[PythonCAD] dimensioning

Art Haas ahaas at airmail.net
Thu Jun 14 23:58:32 CEST 2007


On Wed, Jun 13, 2007 at 12:56:45PM -0500, Art Haas wrote:
>
> When the 'line_style' attribute is found, globals.prefs['LINE_STYLE]' 
> gets set to a Style instance defined by the keys/values in 'line_style'.
> If any overriden values were seen, as is the case above with
> 'line_thickness', then the matching key/value pair in globals.prefs
> gets the override value. In my case, globals.prefs['LINE_THICKNESS']
> is set to 0.1, overriding the value defined in the style (1.0).

Hi.

I was poking around with this code today and fixed what is arguably an
oversight on my part. When the globals.prefs['LINE_STYLE'] value is
set, the 'LINE_TYPE', 'LINE_THICKNESS', and 'LINE_COLOR' values are
not set to whatever values defined by the just-set Style. I've just
added the code so those three values get set after LINE_STYLE. Any
overriden Style values, such as in my example in the previous mail, will
then set the appropriate key/value pair in globals.prefs.
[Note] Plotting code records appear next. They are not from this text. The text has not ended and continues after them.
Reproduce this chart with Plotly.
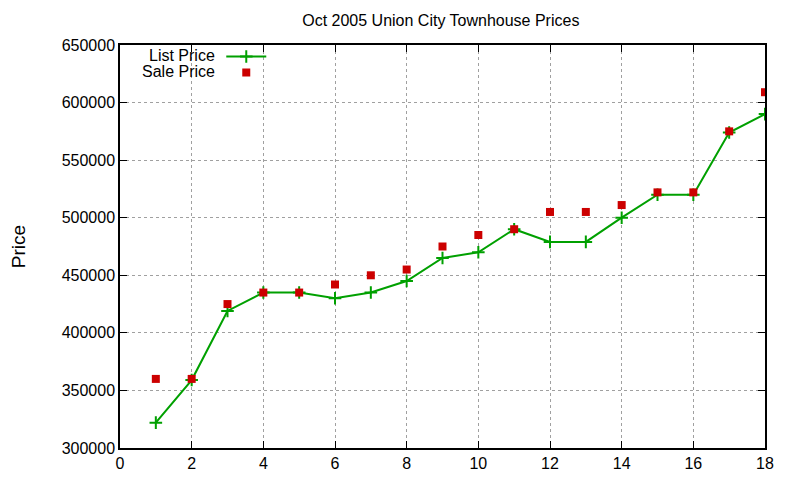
import plotly.graph_objects as go

# lot index 1..18
lots = list(range(1, 19))
list_price = [322000, 359000, 419000, 435000, 435000, 430000, 435000, 445000, 465000,
              470000, 490000, 479000, 479000, 500000, 520000, 520000, 574000, 590000]
sale_price = [360000, 360000, 425000, 435000, 435000, 442000, 450000, 455000, 475000,
              485000, 490000, 505000, 505000, 511000, 522000, 522000, 575000, 609000]

green = '#00a000'
red = '#cc0000'
font = 'Liberation Sans, Arial, sans-serif'

fig = go.Figure()
fig.add_trace(go.Scatter(x=lots, y=list_price, mode='lines+markers', name='List Price',
                         legend='legend',
                         line=dict(color=green, width=2),
                         marker=dict(symbol='cross-thin', size=9,
                                     line=dict(color=green, width=2))))
fig.add_trace(go.Scatter(x=lots, y=sale_price, mode='markers', name='Sale Price',
                         legend='legend2',
                         marker=dict(symbol='square', size=8, color=red)))

axis_style = dict(showline=True, linecolor='black', linewidth=1.5, mirror='ticks',
                  ticks='inside', ticklen=7, tickcolor='black', automargin=False,
                  showgrid=True, gridcolor='#a0a0a0', griddash='dot', gridwidth=1,
                  zeroline=False, tickfont=dict(size=16, color='black'))

# gnuplot-style key: sample on the right, text (annotation) on the left
key = dict(xanchor='left', yanchor='top', bgcolor='rgba(0,0,0,0)', itemwidth=40,
           font=dict(size=10, color='rgba(0,0,0,0)'))

# margins allow for the 8px body margin of the html page
fig.update_layout(
    width=800, height=480,
    paper_bgcolor='white', plot_bgcolor='white',
    font=dict(family=font, size=16, color='black'),
    margin=dict(l=112, r=43, t=37, b=40),
    showlegend=True,
    title=dict(text='Oct 2005 Union City Townhouse Prices', x=0.541, xanchor='center',
               y=0.975, yanchor='middle', font=dict(size=16)),
    xaxis=dict(range=[0, 18], dtick=2, **axis_style),
    yaxis=dict(range=[300000, 650000], dtick=50000, tickformat='d',
               title=dict(text='Price', standoff=47), **axis_style),
    legend=dict(x=0.157, y=1.0075, **key),
    legend2=dict(x=0.157, y=0.9678, **key),
)
fig.add_annotation(text='List Price', xref='paper', yref='paper', x=0.151, y=0.975,
                   xanchor='right', yanchor='middle', showarrow=False, height=16,
                   font=dict(size=16))
fig.add_annotation(text='Sale Price', xref='paper', yref='paper', x=0.151, y=0.9355,
                   xanchor='right', yanchor='middle', showarrow=False, height=16,
                   font=dict(size=16))

fig.write_html("out.html")
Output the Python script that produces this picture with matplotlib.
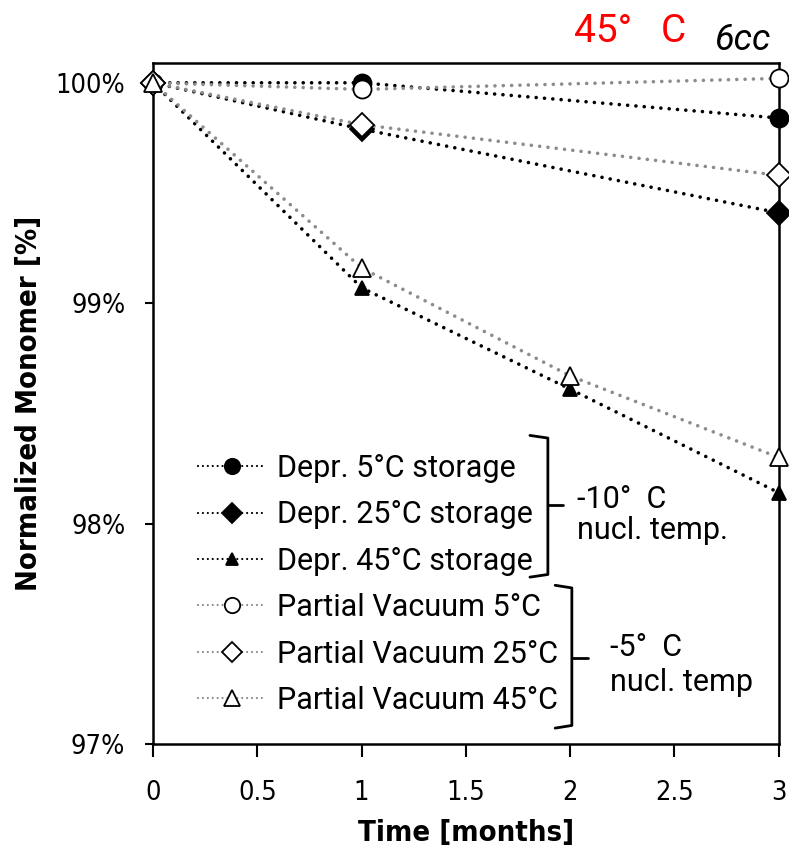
import matplotlib.pyplot as plt
from matplotlib import font_manager as fm

# data (months, % monomer)
t_depr5 = [0, 1, 3]
depr5 = [100.0, 100.0, 99.84]
t_depr25 = [0, 1, 3]
depr25 = [100.0, 99.79, 99.41]
t_depr45 = [0, 1, 2, 3]
depr45 = [100.0, 99.07, 98.61, 98.14]
t_pv5 = [0, 1, 3]
pv5 = [100.0, 99.97, 100.02]
t_pv25 = [0, 1, 3]
pv25 = [100.0, 99.81, 99.58]
t_pv45 = [0, 1, 2, 3]
pv45 = [100.0, 99.16, 98.67, 98.30]

x_ticks = [0, 0.5, 1, 1.5, 2, 2.5, 3]
x_labels = ['0', '0.5', '1', '1.5', '2', '2.5', '3']
y_ticks = [97, 98, 99, 100]
y_labels = ['97%', '98%', '99%', '100%']

plt.rcParams['font.family'] = ['Roboto', 'DejaVu Sans']
tick_font = fm.FontProperties(family='DejaVu Sans', stretch='condensed', size=19.5)
lab_font = fm.FontProperties(family='DejaVu Sans', stretch='condensed', weight='bold', size=21)

fig = plt.figure(figsize=(7.89, 8.46), dpi=100)
ax = fig.add_axes([0.194, 0.1206, 0.793, 0.805])

black = 'black'
gray = '#8c8c8c'
ls = (0, (0.01, 2.3))

series = [
    (t_depr5, depr5, black, 'o', black, 13, 'Depr. 5°C storage'),
    (t_depr25, depr25, black, 'D', black, 12, 'Depr. 25°C storage'),
    (t_depr45, depr45, black, '^', black, 10, 'Depr. 45°C storage'),
    (t_pv5, pv5, gray, 'o', 'white', 13, 'Partial Vacuum 5°C'),
    (t_pv25, pv25, gray, 'D', 'white', 12, 'Partial Vacuum 25°C'),
    (t_pv45, pv45, gray, '^', 'white', 13, 'Partial Vacuum 45°C'),
]
for x, y, c, m, fc, ms, lab in series:
    ax.plot(x, y, linestyle=ls, color=c, linewidth=2.6, dash_capstyle='round',
            marker=m, markersize=ms, markerfacecolor=fc, markeredgecolor='black',
            markeredgewidth=1.3, label=lab, clip_on=False, zorder=3)

ax.set_xlim(0, 3)
ax.set_ylim(97, 100.09)
ax.set_xticks(x_ticks)
ax.set_xticklabels(x_labels, fontproperties=tick_font)
ax.set_yticks(y_ticks)
ax.set_yticklabels(y_labels, fontproperties=tick_font)
ax.tick_params(direction='out', width=1.5)
ax.tick_params(axis='x', length=9, pad=17)
ax.tick_params(axis='y', length=6, pad=14)
for s in ax.spines.values():
    s.set_linewidth(1.8)

ax.set_xlabel('Time [months]', fontproperties=lab_font, labelpad=9)
ax.set_ylabel('Normalized Monomer [%]', fontproperties=lab_font, labelpad=9)

leg = ax.legend(loc='upper left', bbox_to_anchor=(0.216, 0.496), bbox_transform=fig.transFigure,
                frameon=False, fontsize=22, handlelength=2.2, handletextpad=0.4,
                labelspacing=0.57, numpoints=1, markerscale=0.85, borderpad=0.4)
for h in leg.legend_handles:
    h.set_linewidth(1.6)
    h.set_linestyle((0, (0.01, 2.2)))


def bracket(x, y0, y1, ym, hook, tip):
    kw = dict(color='black', linewidth=2, solid_capstyle='round', clip_on=False)
    ax.plot([x - hook, x, x, x - hook], [y0, y0 - 0.012, y1 + 0.012, y1], **kw)
    ax.plot([x, x + tip], [ym, ym], **kw)


# brackets grouping the legend entries (data coords)
bracket(1.893, 98.40, 97.757, 98.085, 0.086, 0.072)
bracket(2.008, 97.72, 97.072, 97.39, 0.08, 0.077)
ax.text(2.032, 98.04, '-10°  C\nnucl. temp.', fontsize=22, va='center', ha='left', linespacing=1.1)
ax.text(2.19, 97.36, '-5°  C\nnucl. temp', fontsize=22, va='center', ha='left', linespacing=1.25)

fig.text(0.727, 0.963, '45°   C', color='red', fontsize=28, ha='left', va='center')
fig.text(0.905, 0.953, '6cc', color='black', fontsize=26, style='italic', ha='left', va='center')

fig.savefig('out.png', dpi=100)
When the preferences.py file has 'text_style', the code is supposed
to set the globals.prefs['TEXT_STYLE'] key with the suitable Style. The
line of code to do this, though, was missing (!), so the TEXT_STYLE
was not be set correctly. This problem is now fixed, and when the
TEXT_STYLE is set the various TEXT/FONT options get set as well.

I've pushed my changes out to the repo, so just do an 'svn update' and
you'll get them.

Also, some of you may have noticed that the repo now has '.gitignore'
files. They have not been added by mistake, as I've imported the
PythonCAD Subversion repo into 'git' and am now using it as my
development tree. I'm working to set up 'git clone' and 'git pull'
access from the PythonCAD site, but it isn't available yet. My work
flow now is done in the PythonCAD git repo, and after commiting
my changes I extract the change(s) as a patch, apply it to my old
Subversion development tree, then commit the patch to the Subversion
repo as I've always done. This is a manual process, but as long as
the patches are small this works.

I wrote earlier that I wanted to switch to a distributed SCM, and
the response was that most people were happy with Subversion access
and the current setup. I think the approach I've taken in making
the switch while still providing Subversion access will work for
the foreseeable future. Once I make my 'git' repo accessible then
people who want to develop PythonCAD with git will be able to do
so while Subversion users will not be abandoned. Ideally there would
be a git->svn tool that does the patch application, but I don't
know of such a beast. Git does have a 'git svn' command but it is
structured so that a Git user can push/pull from an Subversion
repo with the idea that the Subversion repo is the "master" repo.
I want a simpler "export-only" type transfer from git to svn.

When my git repo becomes public I'll send a message to the mailing
list giving the location, and those wanting to use git instead
of Subversion will be welcome to clone my tree and develop away!

Art Haas
-- 
Man once surrendering his reason, has no remaining guard against absurdities
the most monstrous, and like a ship without rudder, is the sport of every wind.